Lancit is emerging as a heady floor leader, a quiet playmaker who finishes well around the rim and can hit 3s. Resewehr is a matchup nightmare as a player with size who can spread the floor. Senior Jackson Schulenberg is a shooting specialist off the bench.

But the difference-makers are Coughran and Oluokun. Coughran comes from Tays Junior High, where he averaged more than 20 points per game. A capable shooter himself, he opens things up for Knight.

“When you’ve got just one knockdown shooter like we’ve had with B.B., it makes things tough because defenses can key on him,” Sanders said. “Now you’ve got somebody like Luke on both sides of the floor and he can shoot that thing.”

Sanders said Coughran earned his varsity roster spot with his work in practice and scrimmages.

“Since day one, he’s showed that he belongs,” Sanders said. “He’s earned his way here. Nothing was given to him.”

Coughran is a strong ballhandler and doesn’t hesitate to shoot. He has maturity beyond his basketball years. From the second through fifth grades, he played up a grade in competition.

It shows. Even as a freshman rotation player on the varsity level, he is fearless and does not lack confidence.

“From eighth grade to varsity, it’s a big adjustment,” he said. “I just have to play my game and find my fit with the team. I’m a shooter, so they look for me for shots. Me and B.B., we’re finding ways to play together as two guys who can really shoot.”

The 6-foot-6 Oluokun is a raw talent who played at private schools his first two years of high school. Last year, he played at St. John XXIII in Katy.

Oluokun gives Tompkins a legitimate interior presence.

“He changes everything, because he alters shots in the paint, gets easy rebounds and he’s got a soft touch on his shot,” Sanders said. “We’ve just got to get him to play at a (Class) 6A speed.”

Sanders said it is a shift mentally and physically for players to acclimate to the 6A varsity level. But Oluokun has the athleticism and quickness to do so. He is a unique talent, as comfortable diving to the rim for splashy dunks as he is attacking the basket off the dribble.

“I feel I can be a much better player here,” Oluokun said. “I can learn more about the game. I’m around guys and coaches who can uplift me and push me to that next level.”
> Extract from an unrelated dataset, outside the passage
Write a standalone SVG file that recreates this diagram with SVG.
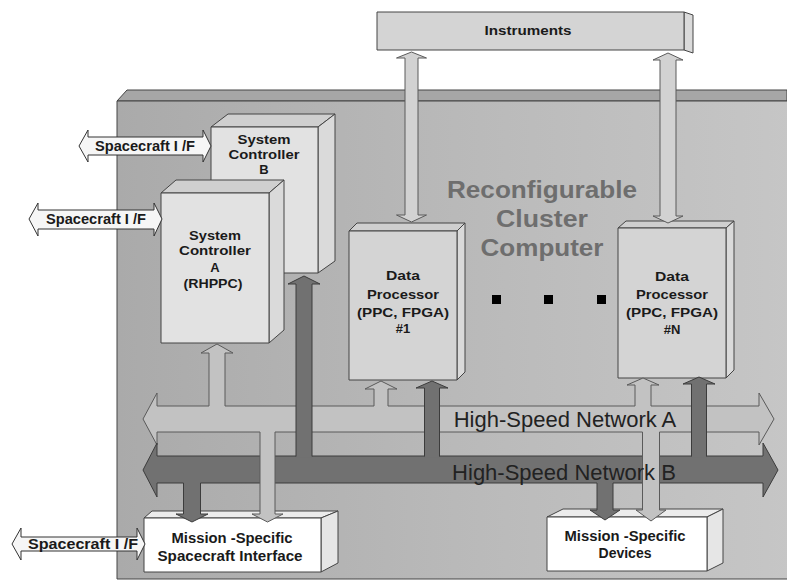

Overall, Sanders said he is encouraged by his team’s camaraderie, something he doesn’t take for granted.

“These guys actually like each other,” the veteran coach said. “They hang out together and they treat each other like they’ve known each other a long time, even with a lot of new guys who weren’t at our school last year. The second thing is they’re all coachable, which is not normal for everybody to be. But all of them are.”

No longer is Sanders discouraged. Optimistically intrigued, perhaps, could be one way to put it. Hopeful would be another.

There is a lot to like, a lot of mixing and matching that can be done, especially with more players coming on board once football season is over. Junior Joshua McMillan II, a star wide receiver for the Falcons, is also highly regarded as a talented point guard.

“They’re exactly where I expected them to be,” Sanders said. “They’ve just got to get used to things. You’ve got a freshman who’d been in eighth grade and a junior who’s been in private school for two years with a bunch of JV guys. The speed is just a lot faster at this level.”